*Exercise brief*
Leaving the pictures out, print the lines from the first line of the listing through the line containing "text width=390pt] (momenttext)", exactly as they read, and no others.

*Data provided*
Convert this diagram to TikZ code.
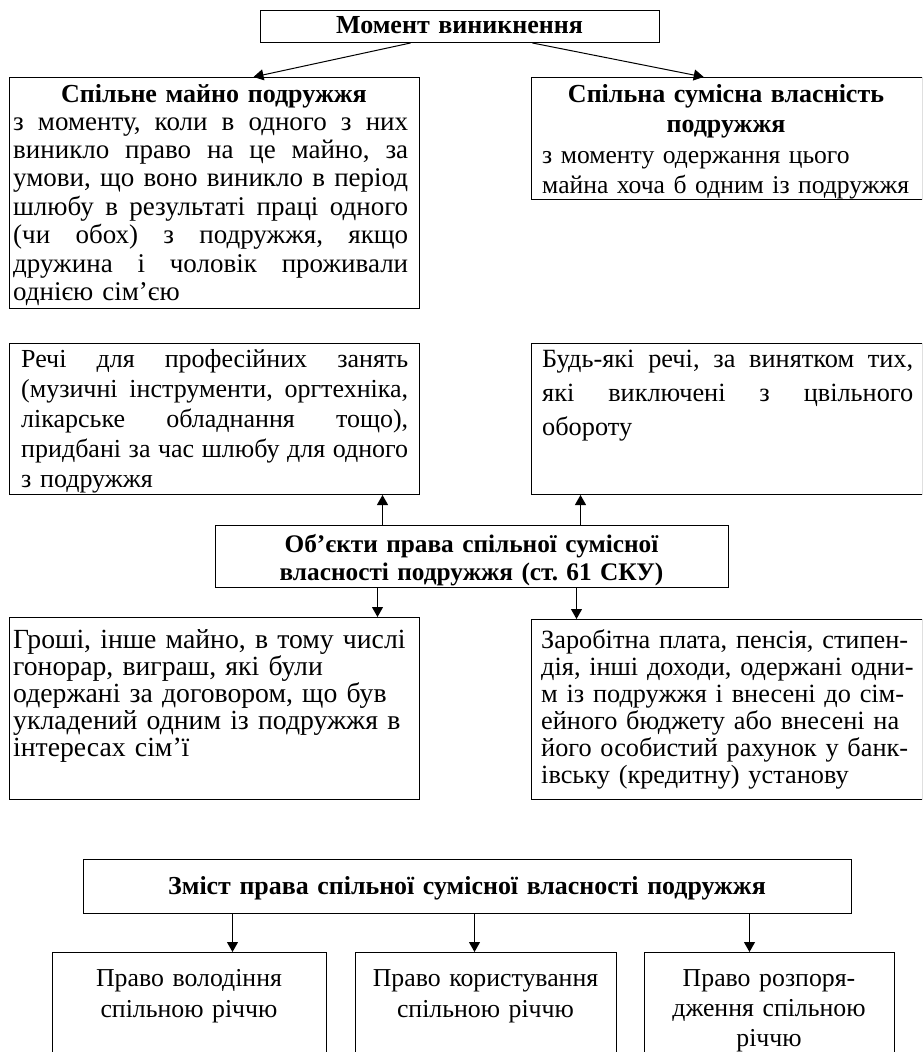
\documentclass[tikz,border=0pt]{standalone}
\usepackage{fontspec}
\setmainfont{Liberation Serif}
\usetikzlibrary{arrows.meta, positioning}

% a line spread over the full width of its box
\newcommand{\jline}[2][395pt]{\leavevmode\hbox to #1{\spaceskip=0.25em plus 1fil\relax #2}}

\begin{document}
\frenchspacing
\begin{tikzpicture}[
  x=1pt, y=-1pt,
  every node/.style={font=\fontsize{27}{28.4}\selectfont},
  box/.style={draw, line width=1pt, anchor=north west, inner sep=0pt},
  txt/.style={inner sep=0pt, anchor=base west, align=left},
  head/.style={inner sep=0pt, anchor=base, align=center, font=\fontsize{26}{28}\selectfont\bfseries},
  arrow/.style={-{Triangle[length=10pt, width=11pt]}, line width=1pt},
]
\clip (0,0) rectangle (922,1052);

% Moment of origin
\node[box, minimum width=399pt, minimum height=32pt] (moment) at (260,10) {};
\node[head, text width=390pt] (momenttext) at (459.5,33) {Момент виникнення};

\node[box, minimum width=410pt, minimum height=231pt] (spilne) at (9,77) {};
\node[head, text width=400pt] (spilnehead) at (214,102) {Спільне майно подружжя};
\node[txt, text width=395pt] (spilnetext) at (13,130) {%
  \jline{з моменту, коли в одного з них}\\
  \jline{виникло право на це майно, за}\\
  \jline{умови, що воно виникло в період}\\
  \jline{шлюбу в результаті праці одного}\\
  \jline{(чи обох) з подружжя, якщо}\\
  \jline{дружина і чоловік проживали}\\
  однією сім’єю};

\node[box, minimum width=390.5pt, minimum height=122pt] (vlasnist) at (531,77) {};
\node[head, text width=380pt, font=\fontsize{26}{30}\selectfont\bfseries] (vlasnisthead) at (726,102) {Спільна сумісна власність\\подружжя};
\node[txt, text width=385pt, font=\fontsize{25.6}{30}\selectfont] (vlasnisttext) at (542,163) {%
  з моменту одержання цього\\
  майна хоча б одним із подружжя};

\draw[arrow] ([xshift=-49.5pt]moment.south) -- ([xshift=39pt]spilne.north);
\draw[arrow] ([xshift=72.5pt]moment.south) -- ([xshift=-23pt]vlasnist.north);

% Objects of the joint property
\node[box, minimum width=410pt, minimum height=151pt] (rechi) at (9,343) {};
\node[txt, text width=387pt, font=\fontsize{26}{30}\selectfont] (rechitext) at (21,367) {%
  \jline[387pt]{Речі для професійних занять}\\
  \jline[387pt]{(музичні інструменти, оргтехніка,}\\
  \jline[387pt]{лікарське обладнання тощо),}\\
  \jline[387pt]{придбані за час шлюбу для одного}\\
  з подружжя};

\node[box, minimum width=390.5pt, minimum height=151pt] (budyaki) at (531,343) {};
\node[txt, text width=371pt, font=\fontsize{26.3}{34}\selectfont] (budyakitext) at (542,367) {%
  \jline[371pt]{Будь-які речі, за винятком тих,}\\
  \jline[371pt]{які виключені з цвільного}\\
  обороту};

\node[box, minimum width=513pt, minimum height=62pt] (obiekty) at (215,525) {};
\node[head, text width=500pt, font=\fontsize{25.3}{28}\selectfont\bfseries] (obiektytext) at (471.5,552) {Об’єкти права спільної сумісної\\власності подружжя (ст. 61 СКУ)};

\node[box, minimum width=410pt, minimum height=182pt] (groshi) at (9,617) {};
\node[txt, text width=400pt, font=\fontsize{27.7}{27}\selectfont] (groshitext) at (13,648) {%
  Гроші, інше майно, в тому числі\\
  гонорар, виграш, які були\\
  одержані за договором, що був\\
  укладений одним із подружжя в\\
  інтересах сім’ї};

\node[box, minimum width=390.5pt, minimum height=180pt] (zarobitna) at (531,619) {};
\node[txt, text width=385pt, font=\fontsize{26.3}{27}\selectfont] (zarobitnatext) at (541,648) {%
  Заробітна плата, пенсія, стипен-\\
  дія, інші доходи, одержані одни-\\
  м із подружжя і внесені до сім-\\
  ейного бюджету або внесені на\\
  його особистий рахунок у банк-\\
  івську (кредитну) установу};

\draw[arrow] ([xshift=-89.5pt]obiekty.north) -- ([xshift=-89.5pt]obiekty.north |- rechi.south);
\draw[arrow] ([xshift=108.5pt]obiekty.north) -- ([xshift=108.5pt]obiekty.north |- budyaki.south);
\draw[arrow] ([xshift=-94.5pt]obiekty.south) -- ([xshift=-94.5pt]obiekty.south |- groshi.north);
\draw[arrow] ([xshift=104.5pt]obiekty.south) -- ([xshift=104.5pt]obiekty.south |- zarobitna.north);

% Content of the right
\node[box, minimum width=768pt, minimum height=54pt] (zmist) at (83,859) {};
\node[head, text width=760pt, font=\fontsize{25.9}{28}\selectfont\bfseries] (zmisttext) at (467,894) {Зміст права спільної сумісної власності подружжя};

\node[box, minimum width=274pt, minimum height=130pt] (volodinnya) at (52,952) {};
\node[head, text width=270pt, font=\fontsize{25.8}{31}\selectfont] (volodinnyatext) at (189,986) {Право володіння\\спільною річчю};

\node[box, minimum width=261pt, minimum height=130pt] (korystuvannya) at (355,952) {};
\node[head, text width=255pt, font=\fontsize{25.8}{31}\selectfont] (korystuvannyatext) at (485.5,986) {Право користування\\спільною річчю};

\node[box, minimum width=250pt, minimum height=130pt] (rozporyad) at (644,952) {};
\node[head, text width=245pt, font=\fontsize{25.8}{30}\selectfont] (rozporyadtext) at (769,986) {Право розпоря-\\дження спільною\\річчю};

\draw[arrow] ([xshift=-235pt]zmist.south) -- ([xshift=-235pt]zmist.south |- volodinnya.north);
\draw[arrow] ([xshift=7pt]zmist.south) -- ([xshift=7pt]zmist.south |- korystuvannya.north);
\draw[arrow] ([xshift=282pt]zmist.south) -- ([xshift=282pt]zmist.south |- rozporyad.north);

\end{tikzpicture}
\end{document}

*Solved exercise*
Convert this diagram to TikZ code.
\documentclass[tikz,border=0pt]{standalone}
\usepackage{fontspec}
\setmainfont{Liberation Serif}
\usetikzlibrary{arrows.meta, positioning}

% a line spread over the full width of its box
\newcommand{\jline}[2][395pt]{\leavevmode\hbox to #1{\spaceskip=0.25em plus 1fil\relax #2}}

\begin{document}
\frenchspacing
\begin{tikzpicture}[
  x=1pt, y=-1pt,
  every node/.style={font=\fontsize{27}{28.4}\selectfont},
  box/.style={draw, line width=1pt, anchor=north west, inner sep=0pt},
  txt/.style={inner sep=0pt, anchor=base west, align=left},
  head/.style={inner sep=0pt, anchor=base, align=center, font=\fontsize{26}{28}\selectfont\bfseries},
  arrow/.style={-{Triangle[length=10pt, width=11pt]}, line width=1pt},
]
\clip (0,0) rectangle (922,1052);

% Moment of origin
\node[box, minimum width=399pt, minimum height=32pt] (moment) at (260,10) {};
\node[head, text width=390pt] (momenttext) at (459.5,33) {Момент виникнення};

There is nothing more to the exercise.